* Collected material
=====
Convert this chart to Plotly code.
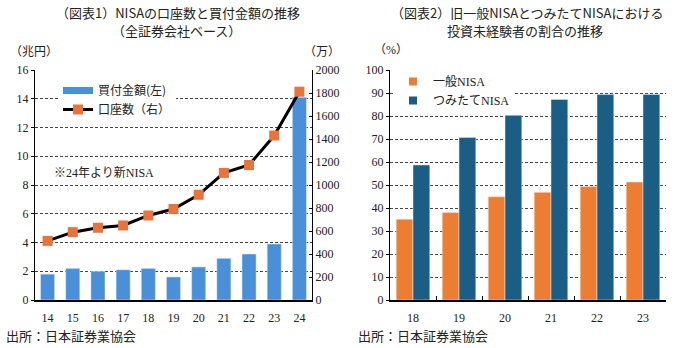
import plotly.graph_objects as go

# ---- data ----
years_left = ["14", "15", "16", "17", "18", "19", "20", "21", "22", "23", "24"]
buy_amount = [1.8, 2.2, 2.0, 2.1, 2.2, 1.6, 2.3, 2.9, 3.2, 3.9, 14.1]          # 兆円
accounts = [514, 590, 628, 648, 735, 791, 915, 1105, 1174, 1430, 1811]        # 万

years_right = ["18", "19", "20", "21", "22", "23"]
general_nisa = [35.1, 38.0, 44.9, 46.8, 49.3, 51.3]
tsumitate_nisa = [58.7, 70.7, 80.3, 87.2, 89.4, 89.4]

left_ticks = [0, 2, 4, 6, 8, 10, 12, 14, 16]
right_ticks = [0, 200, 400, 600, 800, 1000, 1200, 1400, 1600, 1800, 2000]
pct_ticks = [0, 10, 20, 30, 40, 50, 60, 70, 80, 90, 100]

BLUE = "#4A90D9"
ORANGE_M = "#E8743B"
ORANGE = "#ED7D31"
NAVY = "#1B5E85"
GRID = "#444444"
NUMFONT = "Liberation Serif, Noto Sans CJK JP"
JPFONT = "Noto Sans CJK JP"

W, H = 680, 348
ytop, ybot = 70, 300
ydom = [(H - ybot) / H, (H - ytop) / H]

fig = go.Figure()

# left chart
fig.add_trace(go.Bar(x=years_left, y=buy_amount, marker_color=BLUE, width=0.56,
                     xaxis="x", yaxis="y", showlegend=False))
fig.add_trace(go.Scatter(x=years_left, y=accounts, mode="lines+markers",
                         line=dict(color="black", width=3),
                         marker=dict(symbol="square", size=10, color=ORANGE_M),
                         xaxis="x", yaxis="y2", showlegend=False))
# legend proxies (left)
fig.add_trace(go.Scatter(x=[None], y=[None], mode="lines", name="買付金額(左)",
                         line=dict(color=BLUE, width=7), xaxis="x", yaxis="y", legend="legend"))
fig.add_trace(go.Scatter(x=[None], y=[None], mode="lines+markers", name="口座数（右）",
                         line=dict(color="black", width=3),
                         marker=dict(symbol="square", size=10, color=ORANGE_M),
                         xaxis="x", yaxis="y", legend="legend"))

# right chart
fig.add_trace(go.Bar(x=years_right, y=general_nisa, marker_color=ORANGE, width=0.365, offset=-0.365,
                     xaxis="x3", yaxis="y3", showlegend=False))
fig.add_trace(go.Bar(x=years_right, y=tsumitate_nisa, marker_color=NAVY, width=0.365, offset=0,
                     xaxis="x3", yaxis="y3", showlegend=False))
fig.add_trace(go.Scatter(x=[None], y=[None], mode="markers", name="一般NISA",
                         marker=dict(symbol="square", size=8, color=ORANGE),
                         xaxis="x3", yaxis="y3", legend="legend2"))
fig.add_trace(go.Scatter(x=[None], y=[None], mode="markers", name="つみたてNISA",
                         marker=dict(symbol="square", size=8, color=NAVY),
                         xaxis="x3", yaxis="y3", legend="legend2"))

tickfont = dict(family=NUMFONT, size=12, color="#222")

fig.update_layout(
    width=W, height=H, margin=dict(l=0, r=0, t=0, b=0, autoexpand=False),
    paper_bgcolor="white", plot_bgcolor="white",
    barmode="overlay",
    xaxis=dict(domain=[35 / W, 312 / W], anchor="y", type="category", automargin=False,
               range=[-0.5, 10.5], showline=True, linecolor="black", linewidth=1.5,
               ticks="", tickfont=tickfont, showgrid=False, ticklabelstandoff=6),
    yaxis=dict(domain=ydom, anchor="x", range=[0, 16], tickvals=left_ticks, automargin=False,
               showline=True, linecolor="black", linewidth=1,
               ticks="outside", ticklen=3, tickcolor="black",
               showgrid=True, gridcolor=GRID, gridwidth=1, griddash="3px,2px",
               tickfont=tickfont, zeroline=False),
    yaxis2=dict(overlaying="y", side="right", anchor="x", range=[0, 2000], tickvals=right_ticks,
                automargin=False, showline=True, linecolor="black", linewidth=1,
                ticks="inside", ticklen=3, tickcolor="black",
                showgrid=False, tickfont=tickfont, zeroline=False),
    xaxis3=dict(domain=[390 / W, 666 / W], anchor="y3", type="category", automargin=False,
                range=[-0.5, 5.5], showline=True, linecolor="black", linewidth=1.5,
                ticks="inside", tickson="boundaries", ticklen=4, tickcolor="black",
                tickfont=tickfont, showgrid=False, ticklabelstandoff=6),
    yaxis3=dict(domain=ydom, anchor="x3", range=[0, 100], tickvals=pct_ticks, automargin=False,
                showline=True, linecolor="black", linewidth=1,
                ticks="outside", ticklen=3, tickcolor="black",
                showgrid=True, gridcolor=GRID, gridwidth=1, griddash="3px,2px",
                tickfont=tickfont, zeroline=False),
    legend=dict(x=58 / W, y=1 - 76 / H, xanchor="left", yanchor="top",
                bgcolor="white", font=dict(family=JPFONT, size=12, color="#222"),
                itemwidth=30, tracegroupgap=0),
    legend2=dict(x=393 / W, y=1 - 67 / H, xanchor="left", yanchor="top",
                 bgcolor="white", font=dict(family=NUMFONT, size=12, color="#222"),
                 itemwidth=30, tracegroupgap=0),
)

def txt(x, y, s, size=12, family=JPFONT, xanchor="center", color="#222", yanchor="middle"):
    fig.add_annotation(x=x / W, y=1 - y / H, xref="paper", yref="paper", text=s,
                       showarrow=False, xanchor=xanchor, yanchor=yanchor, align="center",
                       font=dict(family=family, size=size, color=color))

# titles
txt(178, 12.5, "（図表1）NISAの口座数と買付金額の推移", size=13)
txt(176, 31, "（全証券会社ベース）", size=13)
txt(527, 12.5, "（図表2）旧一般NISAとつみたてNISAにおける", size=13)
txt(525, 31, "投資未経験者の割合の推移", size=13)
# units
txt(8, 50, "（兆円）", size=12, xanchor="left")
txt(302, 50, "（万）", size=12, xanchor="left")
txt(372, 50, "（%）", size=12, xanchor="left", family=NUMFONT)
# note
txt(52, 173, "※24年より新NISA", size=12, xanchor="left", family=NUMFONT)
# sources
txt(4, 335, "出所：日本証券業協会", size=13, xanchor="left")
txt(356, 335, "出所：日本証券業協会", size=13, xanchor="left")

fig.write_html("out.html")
=====
* What this task involves
Output all of the data exactly as it stands, minus any images.

* Exercise answer
Convert this chart to Plotly code.
import plotly.graph_objects as go

# ---- data ----
years_left = ["14", "15", "16", "17", "18", "19", "20", "21", "22", "23", "24"]
buy_amount = [1.8, 2.2, 2.0, 2.1, 2.2, 1.6, 2.3, 2.9, 3.2, 3.9, 14.1]          # 兆円
accounts = [514, 590, 628, 648, 735, 791, 915, 1105, 1174, 1430, 1811]        # 万

years_right = ["18", "19", "20", "21", "22", "23"]
general_nisa = [35.1, 38.0, 44.9, 46.8, 49.3, 51.3]
tsumitate_nisa = [58.7, 70.7, 80.3, 87.2, 89.4, 89.4]

left_ticks = [0, 2, 4, 6, 8, 10, 12, 14, 16]
right_ticks = [0, 200, 400, 600, 800, 1000, 1200, 1400, 1600, 1800, 2000]
pct_ticks = [0, 10, 20, 30, 40, 50, 60, 70, 80, 90, 100]

BLUE = "#4A90D9"
ORANGE_M = "#E8743B"
ORANGE = "#ED7D31"
NAVY = "#1B5E85"
GRID = "#444444"
NUMFONT = "Liberation Serif, Noto Sans CJK JP"
JPFONT = "Noto Sans CJK JP"

W, H = 680, 348
ytop, ybot = 70, 300
ydom = [(H - ybot) / H, (H - ytop) / H]

fig = go.Figure()

# left chart
fig.add_trace(go.Bar(x=years_left, y=buy_amount, marker_color=BLUE, width=0.56,
                     xaxis="x", yaxis="y", showlegend=False))
fig.add_trace(go.Scatter(x=years_left, y=accounts, mode="lines+markers",
                         line=dict(color="black", width=3),
                         marker=dict(symbol="square", size=10, color=ORANGE_M),
                         xaxis="x", yaxis="y2", showlegend=False))
# legend proxies (left)
fig.add_trace(go.Scatter(x=[None], y=[None], mode="lines", name="買付金額(左)",
                         line=dict(color=BLUE, width=7), xaxis="x", yaxis="y", legend="legend"))
fig.add_trace(go.Scatter(x=[None], y=[None], mode="lines+markers", name="口座数（右）",
                         line=dict(color="black", width=3),
                         marker=dict(symbol="square", size=10, color=ORANGE_M),
                         xaxis="x", yaxis="y", legend="legend"))

# right chart
fig.add_trace(go.Bar(x=years_right, y=general_nisa, marker_color=ORANGE, width=0.365, offset=-0.365,
                     xaxis="x3", yaxis="y3", showlegend=False))
fig.add_trace(go.Bar(x=years_right, y=tsumitate_nisa, marker_color=NAVY, width=0.365, offset=0,
                     xaxis="x3", yaxis="y3", showlegend=False))
fig.add_trace(go.Scatter(x=[None], y=[None], mode="markers", name="一般NISA",
                         marker=dict(symbol="square", size=8, color=ORANGE),
                         xaxis="x3", yaxis="y3", legend="legend2"))
fig.add_trace(go.Scatter(x=[None], y=[None], mode="markers", name="つみたてNISA",
                         marker=dict(symbol="square", size=8, color=NAVY),
                         xaxis="x3", yaxis="y3", legend="legend2"))

tickfont = dict(family=NUMFONT, size=12, color="#222")

fig.update_layout(
    width=W, height=H, margin=dict(l=0, r=0, t=0, b=0, autoexpand=False),
    paper_bgcolor="white", plot_bgcolor="white",
    barmode="overlay",
    xaxis=dict(domain=[35 / W, 312 / W], anchor="y", type="category", automargin=False,
               range=[-0.5, 10.5], showline=True, linecolor="black", linewidth=1.5,
               ticks="", tickfont=tickfont, showgrid=False, ticklabelstandoff=6),
    yaxis=dict(domain=ydom, anchor="x", range=[0, 16], tickvals=left_ticks, automargin=False,
               showline=True, linecolor="black", linewidth=1,
               ticks="outside", ticklen=3, tickcolor="black",
               showgrid=True, gridcolor=GRID, gridwidth=1, griddash="3px,2px",
               tickfont=tickfont, zeroline=False),
    yaxis2=dict(overlaying="y", side="right", anchor="x", range=[0, 2000], tickvals=right_ticks,
                automargin=False, showline=True, linecolor="black", linewidth=1,
                ticks="inside", ticklen=3, tickcolor="black",
                showgrid=False, tickfont=tickfont, zeroline=False),
    xaxis3=dict(domain=[390 / W, 666 / W], anchor="y3", type="category", automargin=False,
                range=[-0.5, 5.5], showline=True, linecolor="black", linewidth=1.5,
                ticks="inside", tickson="boundaries", ticklen=4, tickcolor="black",
                tickfont=tickfont, showgrid=False, ticklabelstandoff=6),
    yaxis3=dict(domain=ydom, anchor="x3", range=[0, 100], tickvals=pct_ticks, automargin=False,
                showline=True, linecolor="black", linewidth=1,
                ticks="outside", ticklen=3, tickcolor="black",
                showgrid=True, gridcolor=GRID, gridwidth=1, griddash="3px,2px",
                tickfont=tickfont, zeroline=False),
    legend=dict(x=58 / W, y=1 - 76 / H, xanchor="left", yanchor="top",
                bgcolor="white", font=dict(family=JPFONT, size=12, color="#222"),
                itemwidth=30, tracegroupgap=0),
    legend2=dict(x=393 / W, y=1 - 67 / H, xanchor="left", yanchor="top",
                 bgcolor="white", font=dict(family=NUMFONT, size=12, color="#222"),
                 itemwidth=30, tracegroupgap=0),
)

def txt(x, y, s, size=12, family=JPFONT, xanchor="center", color="#222", yanchor="middle"):
    fig.add_annotation(x=x / W, y=1 - y / H, xref="paper", yref="paper", text=s,
                       showarrow=False, xanchor=xanchor, yanchor=yanchor, align="center",
                       font=dict(family=family, size=size, color=color))

# titles
txt(178, 12.5, "（図表1）NISAの口座数と買付金額の推移", size=13)
txt(176, 31, "（全証券会社ベース）", size=13)
txt(527, 12.5, "（図表2）旧一般NISAとつみたてNISAにおける", size=13)
txt(525, 31, "投資未経験者の割合の推移", size=13)
# units
txt(8, 50, "（兆円）", size=12, xanchor="left")
txt(302, 50, "（万）", size=12, xanchor="left")
txt(372, 50, "（%）", size=12, xanchor="left", family=NUMFONT)
# note
txt(52, 173, "※24年より新NISA", size=12, xanchor="left", family=NUMFONT)
# sources
txt(4, 335, "出所：日本証券業協会", size=13, xanchor="left")
txt(356, 335, "出所：日本証券業協会", size=13, xanchor="left")

fig.write_html("out.html")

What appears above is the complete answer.